Buck was sentenced to death by lethal injection by a Harris County jury in 1997 for the murders of his ex-girlfriend, Debra Gardner, and the man who was with her, Kenneth Butler. He also shot his stepsister, Phyllis Taylor, but Taylor survived. 2 witnesses identified Buck as the shooter, according to the Fifth Circuit ruling issued Thursday. Buck laughed during and after the arrest and stated to one officer that Garnder "got what she deserved." The big problem with Buck's case has never been a question of Buck's guilt, but why he was sentenced to death. His lawyers contend that it was because he's black.

During his murder trial psychologist Walter Quijano testified that Buck was more of a danger to society because he is African American. Quijano had actually been called by Buck's lawyer but the prosecutor cross-examined the psychologist.
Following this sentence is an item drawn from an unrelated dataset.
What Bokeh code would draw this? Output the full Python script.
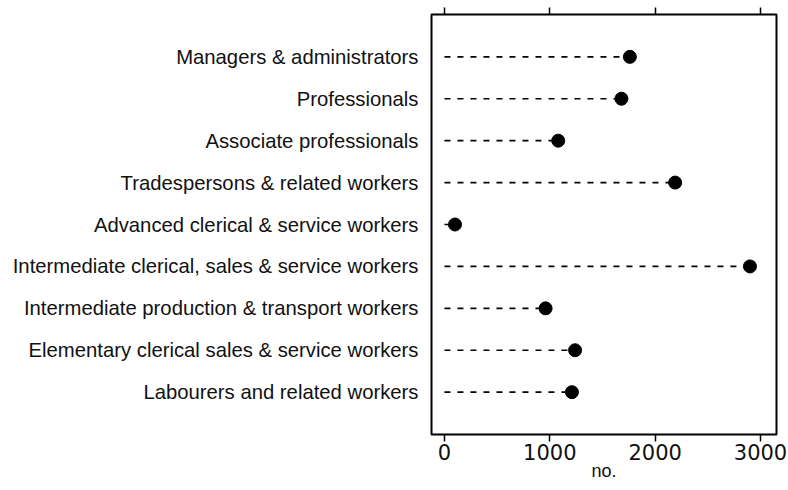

"You have determined that the sex factor, that a male is more violent than a female because that's just the way it is, and that the race factor, black, increases the future dangerousness for various complicated reasons, is that correct?" the prosecutor asked, according to court records.

"Yes," Quijano said. A few years after Buck was convicted, Quijano was cited by then-Texas Attorney General John Cornyn for giving racially influenced testimony to juries. Cornyn, now a U.S. senator, identified seven cases that needed to be reviewed for sentencing, and Buck's was one of them. All of the other cases have been allowed new sentencing hearings, but Buck's has been denied. In 2009, the Fifth Circuit concluded Buck's lawyer was responsible for the introduction of Quijano's "race-as-dangerousness" testimony.
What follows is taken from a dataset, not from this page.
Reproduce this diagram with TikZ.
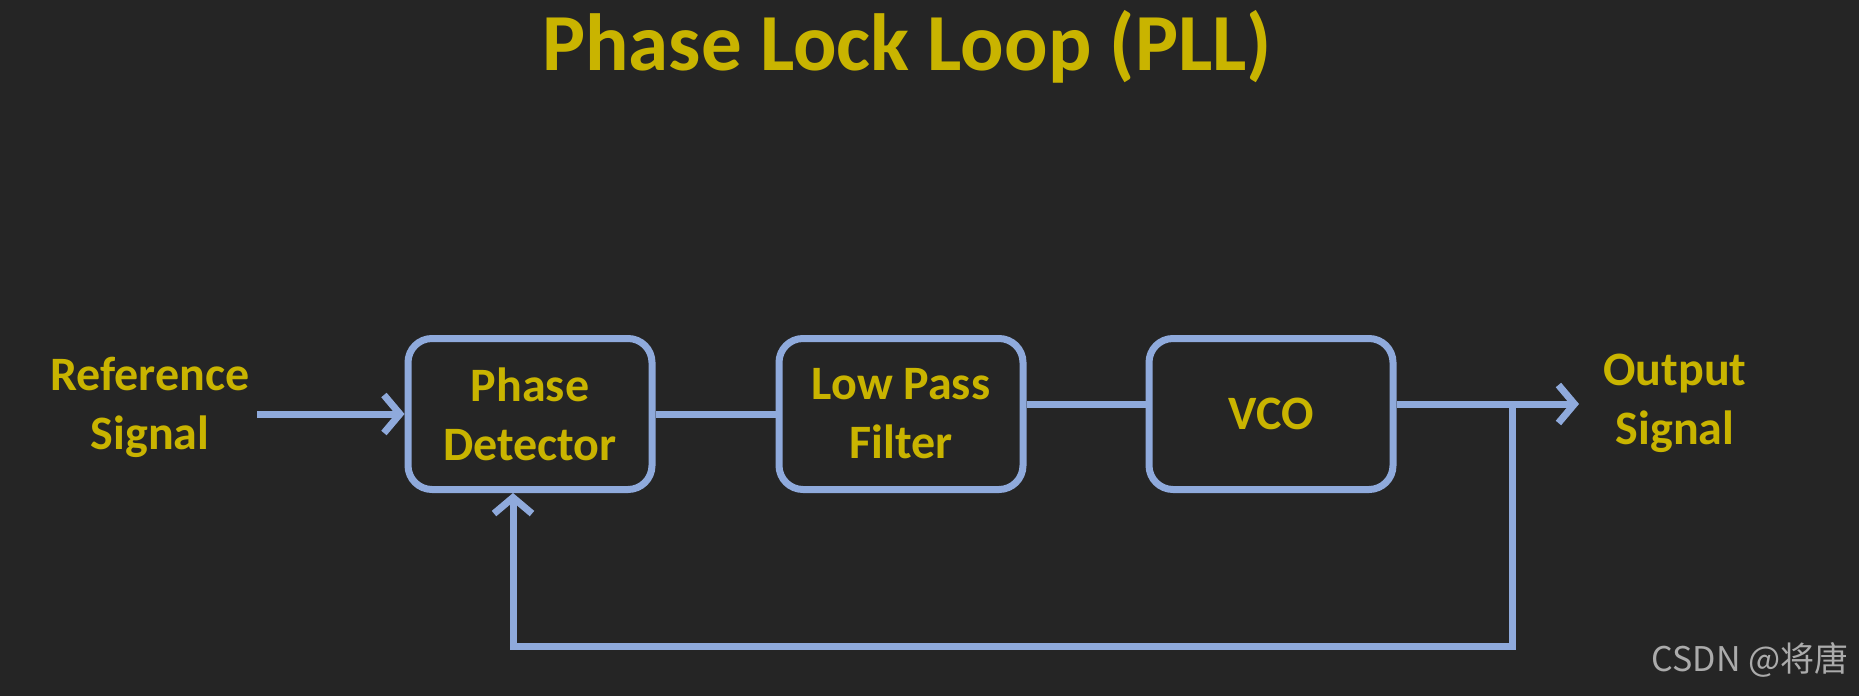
\documentclass[tikz,border=0pt]{standalone}
\usepackage{fontspec}
\setmainfont{Carlito}
\newfontfamily\cjk{Noto Sans CJK SC}
\usetikzlibrary{arrows.meta}
\definecolor{bgc}{HTML}{252525}
\definecolor{linec}{HTML}{8FAADC}
\definecolor{txtc}{HTML}{C9B400}
\definecolor{markc}{HTML}{ABABAB}
\tikzset{
	blockbox/.style={draw=linec, line width=7pt, rounded corners=24pt, minimum width=244pt, minimum height=151pt, align=center, text=txtc, font=\fontsize{48}{59}\selectfont\bfseries},
	lbl/.style={align=center, text=txtc, font=\fontsize{48}{59}\selectfont\bfseries},
	wire/.style={linec, line width=7pt},
	arr/.style={wire, -{Straight Barb[length=16pt, width=38pt, line width=7pt]}}
}
\begin{document}
\begin{tikzpicture}[x=1pt, y=-1pt]
		\fill[bgc] (0,0) rectangle (1859,696);
		\useasboundingbox (0,0) rectangle (1859,696);
		\node[text=txtc, font=\fontsize{81}{96}\selectfont\bfseries] (title) at (907,47) {Phase Lock Loop (PLL)};
		\node[blockbox] (pd) at (530,414) {Phase\\Detector};
		\node[blockbox] (lpf) at (901,414) {Low Pass\\Filter};
		\node[blockbox] (vco) at (1271,414) {VCO};
		\node[lbl] (ref) at (150,407) {Reference\\Signal};
		\node[lbl] (out) at (1675,403) {Output\\Signal};
		\node[text=markc, font=\fontsize{34}{40}\selectfont\cjk] (mark) at (1750,660) {CSDN @将唐};
		\coordinate (inbeg) at (257,414);
		\coordinate (br) at (1512,404);
		\coordinate (outend) at (1579,404);
		\coordinate (fb) at (1512,646);
		\draw[arr] (inbeg) -- (pd.west);
		\draw[wire] (pd.east) -- (lpf.west);
		\draw[wire] ([yshift=10pt]lpf.east) -- ([yshift=10pt]vco.west);
		\draw[arr] ([yshift=10pt]vco.east) -- (outend);
		\draw[arr] (br) -- (fb) -| ([xshift=-17pt]pd.south);
	\end{tikzpicture}
\end{document}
He was scheduled to be executed in September 2011 but the U.S. Supreme Court stepped and granted a stay of execution while the justices reviewed the case. (The Supremes also got the ball rolling on this issue years ago when they found that race was improperly used in sentencing Victor Saldano, who was set to die for the murder of Paul Ray King, the man Saldano abducted from a grocery store, robbed and shot to death. Quijano was the psychologist who testified on that case as well.) Ultimately, the Supreme Court declined to hear the case, though Justices Sonya Sotomayor and Elena Kagan dissented on that call.
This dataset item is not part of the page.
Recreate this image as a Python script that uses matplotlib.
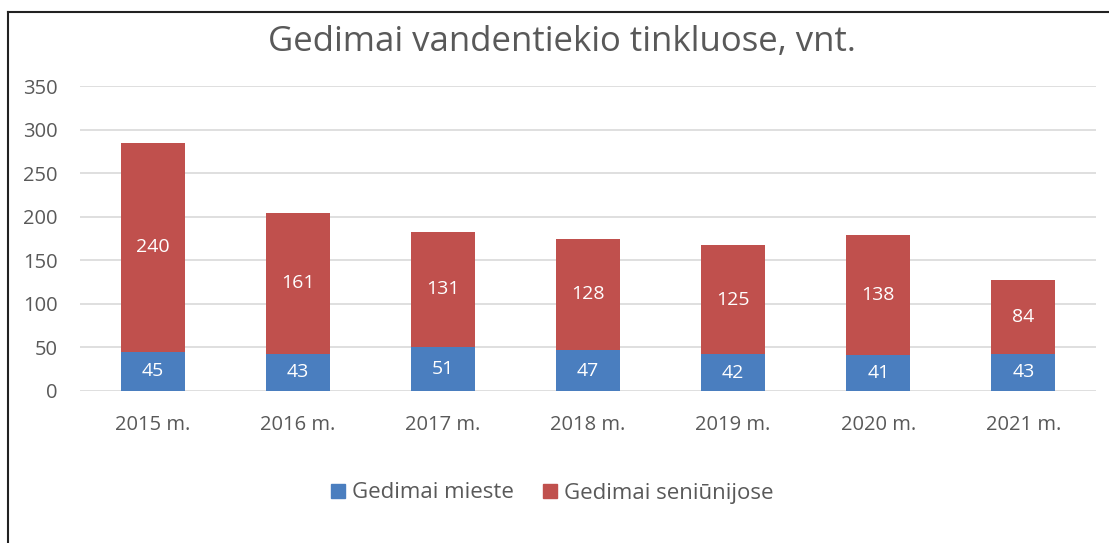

With that the issue got kicked to the Texas Court of Criminal Appeals where it was decided 6-3 not to allow Buck a new sentencing hearing in 2013. His lawyers immediately went back to bat with a request for relief that was rejected by the district court, a decision that was then bounced back up to the Fifth Circuit Court of Appeals. (This is the third time the Fifth has looked at Buck's case, a fact noted in the 11-page opinion.)

On Thursday, a panel of Fifth Circuit judges, including Judge Jerry Smith, Judge Priscilla Owen and Judge Catharina Haynes (all Republican appointees) issued their decision. The opinion completely dodged the question of whether race should be allowed to be considered as a factor in deciding whether to issue a death penalty.

The justices restricted themselves to "asking only whether the district court's resolution of the claim 'was debatable among jurists of reason.'" The trio decided the district court decision they were reviewing wasn't, in fact, up for debate. They nodded at the race issue and then ignored it.

Yup, that's right, the Fifth Circuit won't even address whether it's okay to consider race when issuing the death penalty.

The Fifth ruled that Buck's petition did not show a violation of a constitutional right or any indication that the district court had made the wrong decision in previously denying Buck's appeal. Buck's request for a certificate to appeal included eleven points that his lawyers claimed made his case "extraordinary" but the Fifth ruled that none of these points, including the contention that Buck had been promised his case would be reviewed and he would be re-sentenced the way the other Quijano cases were, qualified as "extraordinary."

One of Buck's lawyers, Kathryn Kase, stated that they'll ask the Fifth to review the case again and that they'll ask the Supreme Court to weigh in if they need to.